→ WRITTEN REQUEST
Take the lines from the head of the listing through the one bearing "-- (decision.north east)" and copy them exactly, leaving every picture out.
[begin EXERCISE INPUT]
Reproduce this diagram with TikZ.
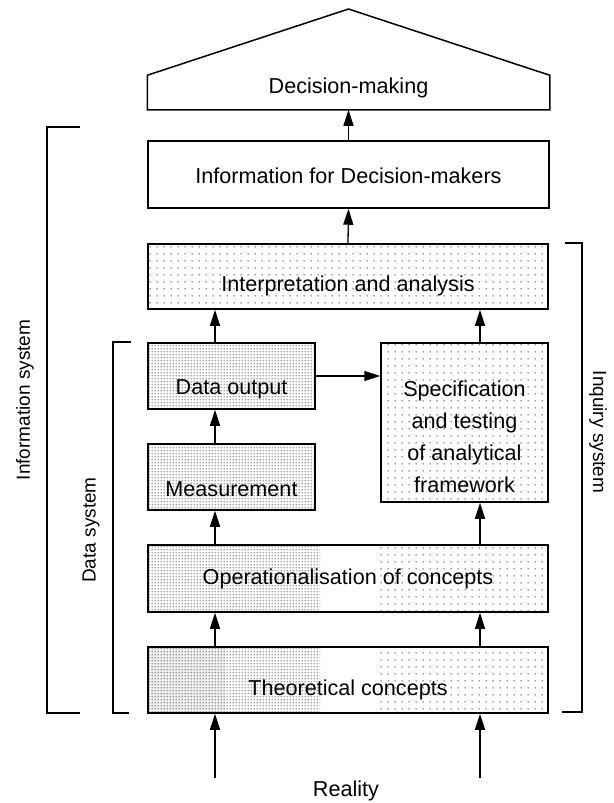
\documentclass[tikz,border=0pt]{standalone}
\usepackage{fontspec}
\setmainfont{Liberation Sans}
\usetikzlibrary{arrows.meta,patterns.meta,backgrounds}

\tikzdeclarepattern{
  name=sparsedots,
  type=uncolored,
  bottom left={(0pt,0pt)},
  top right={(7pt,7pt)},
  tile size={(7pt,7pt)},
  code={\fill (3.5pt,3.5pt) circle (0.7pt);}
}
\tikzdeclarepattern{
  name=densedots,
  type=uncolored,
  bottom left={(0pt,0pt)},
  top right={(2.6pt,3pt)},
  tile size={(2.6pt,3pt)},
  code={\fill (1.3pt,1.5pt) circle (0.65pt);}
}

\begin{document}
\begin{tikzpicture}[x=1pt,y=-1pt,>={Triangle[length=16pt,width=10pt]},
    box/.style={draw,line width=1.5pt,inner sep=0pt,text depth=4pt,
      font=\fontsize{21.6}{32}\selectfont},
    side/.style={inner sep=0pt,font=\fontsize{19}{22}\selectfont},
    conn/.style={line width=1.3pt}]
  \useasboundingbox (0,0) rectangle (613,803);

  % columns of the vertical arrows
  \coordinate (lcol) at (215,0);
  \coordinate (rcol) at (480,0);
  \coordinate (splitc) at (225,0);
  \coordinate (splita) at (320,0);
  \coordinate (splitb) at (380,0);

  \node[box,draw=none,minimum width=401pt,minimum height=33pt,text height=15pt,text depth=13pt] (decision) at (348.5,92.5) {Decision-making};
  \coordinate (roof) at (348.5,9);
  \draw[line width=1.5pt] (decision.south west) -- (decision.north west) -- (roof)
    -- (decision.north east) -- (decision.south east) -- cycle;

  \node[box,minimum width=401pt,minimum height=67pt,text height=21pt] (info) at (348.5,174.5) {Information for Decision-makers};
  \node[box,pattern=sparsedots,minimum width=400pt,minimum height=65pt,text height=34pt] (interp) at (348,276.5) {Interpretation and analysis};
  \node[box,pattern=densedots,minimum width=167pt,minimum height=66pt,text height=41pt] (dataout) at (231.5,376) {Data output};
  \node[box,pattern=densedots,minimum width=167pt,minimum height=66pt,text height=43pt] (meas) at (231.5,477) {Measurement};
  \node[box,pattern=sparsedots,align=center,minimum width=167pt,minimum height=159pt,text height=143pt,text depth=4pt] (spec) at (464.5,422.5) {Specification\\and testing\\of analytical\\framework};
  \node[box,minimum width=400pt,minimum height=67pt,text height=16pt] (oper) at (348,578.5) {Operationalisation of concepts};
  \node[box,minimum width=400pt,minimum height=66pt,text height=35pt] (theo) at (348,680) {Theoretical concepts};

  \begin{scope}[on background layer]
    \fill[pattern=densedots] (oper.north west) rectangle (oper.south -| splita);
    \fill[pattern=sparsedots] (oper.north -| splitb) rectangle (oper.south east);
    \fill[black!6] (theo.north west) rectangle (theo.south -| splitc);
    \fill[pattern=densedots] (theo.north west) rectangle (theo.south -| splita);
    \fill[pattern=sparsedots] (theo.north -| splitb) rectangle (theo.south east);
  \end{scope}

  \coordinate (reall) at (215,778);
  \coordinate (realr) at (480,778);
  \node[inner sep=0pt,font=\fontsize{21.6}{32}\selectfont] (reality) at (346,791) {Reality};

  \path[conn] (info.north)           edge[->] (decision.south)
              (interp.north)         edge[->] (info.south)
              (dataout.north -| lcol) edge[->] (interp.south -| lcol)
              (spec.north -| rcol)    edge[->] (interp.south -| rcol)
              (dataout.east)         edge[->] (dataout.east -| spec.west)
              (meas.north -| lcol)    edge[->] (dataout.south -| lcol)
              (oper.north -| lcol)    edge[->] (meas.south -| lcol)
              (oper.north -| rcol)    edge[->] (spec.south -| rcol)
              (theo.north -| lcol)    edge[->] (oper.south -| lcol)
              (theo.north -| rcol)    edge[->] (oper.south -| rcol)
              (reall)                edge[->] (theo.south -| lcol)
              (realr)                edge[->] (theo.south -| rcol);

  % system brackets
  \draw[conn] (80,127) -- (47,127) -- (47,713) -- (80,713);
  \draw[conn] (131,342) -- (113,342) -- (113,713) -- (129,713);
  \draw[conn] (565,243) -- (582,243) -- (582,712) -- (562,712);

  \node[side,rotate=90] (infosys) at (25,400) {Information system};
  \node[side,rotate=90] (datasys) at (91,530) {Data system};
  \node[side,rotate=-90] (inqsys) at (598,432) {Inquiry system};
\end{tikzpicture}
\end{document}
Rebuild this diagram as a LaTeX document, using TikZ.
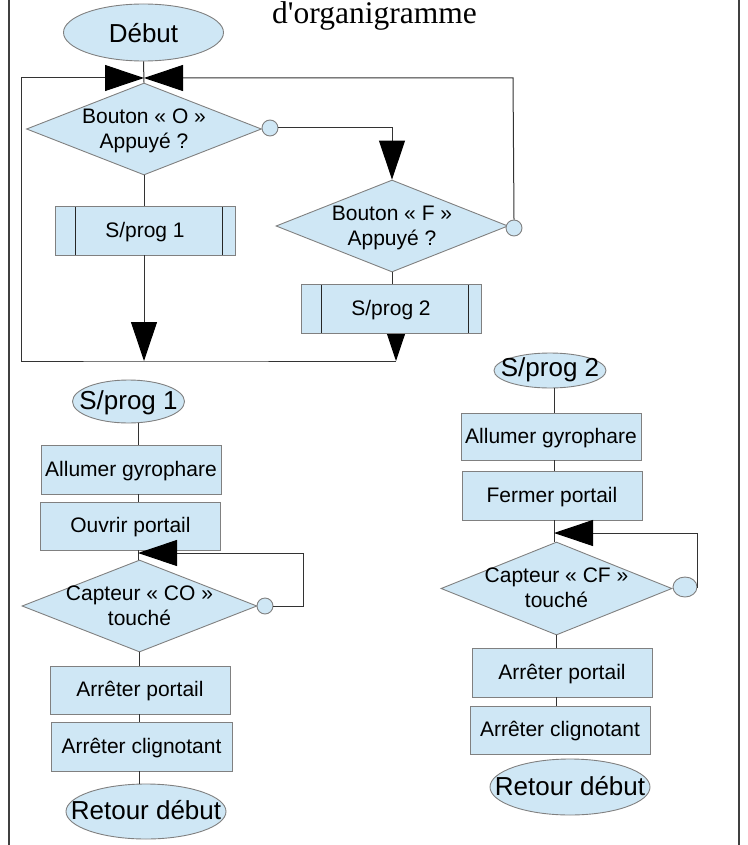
[end EXERCISE INPUT]
→ FINISHED ANSWER
Reproduce this diagram with TikZ.
\documentclass[tikz,border=0pt]{standalone}
\usepackage{fontspec}
\setmainfont{Liberation Sans}
\usetikzlibrary{arrows.meta,patterns.meta,backgrounds}

\tikzdeclarepattern{
  name=sparsedots,
  type=uncolored,
  bottom left={(0pt,0pt)},
  top right={(7pt,7pt)},
  tile size={(7pt,7pt)},
  code={\fill (3.5pt,3.5pt) circle (0.7pt);}
}
\tikzdeclarepattern{
  name=densedots,
  type=uncolored,
  bottom left={(0pt,0pt)},
  top right={(2.6pt,3pt)},
  tile size={(2.6pt,3pt)},
  code={\fill (1.3pt,1.5pt) circle (0.65pt);}
}

\begin{document}
\begin{tikzpicture}[x=1pt,y=-1pt,>={Triangle[length=16pt,width=10pt]},
    box/.style={draw,line width=1.5pt,inner sep=0pt,text depth=4pt,
      font=\fontsize{21.6}{32}\selectfont},
    side/.style={inner sep=0pt,font=\fontsize{19}{22}\selectfont},
    conn/.style={line width=1.3pt}]
  \useasboundingbox (0,0) rectangle (613,803);

  % columns of the vertical arrows
  \coordinate (lcol) at (215,0);
  \coordinate (rcol) at (480,0);
  \coordinate (splitc) at (225,0);
  \coordinate (splita) at (320,0);
  \coordinate (splitb) at (380,0);

  \node[box,draw=none,minimum width=401pt,minimum height=33pt,text height=15pt,text depth=13pt] (decision) at (348.5,92.5) {Decision-making};
  \coordinate (roof) at (348.5,9);
  \draw[line width=1.5pt] (decision.south west) -- (decision.north west) -- (roof)
    -- (decision.north east) -- (decision.south east) -- cycle;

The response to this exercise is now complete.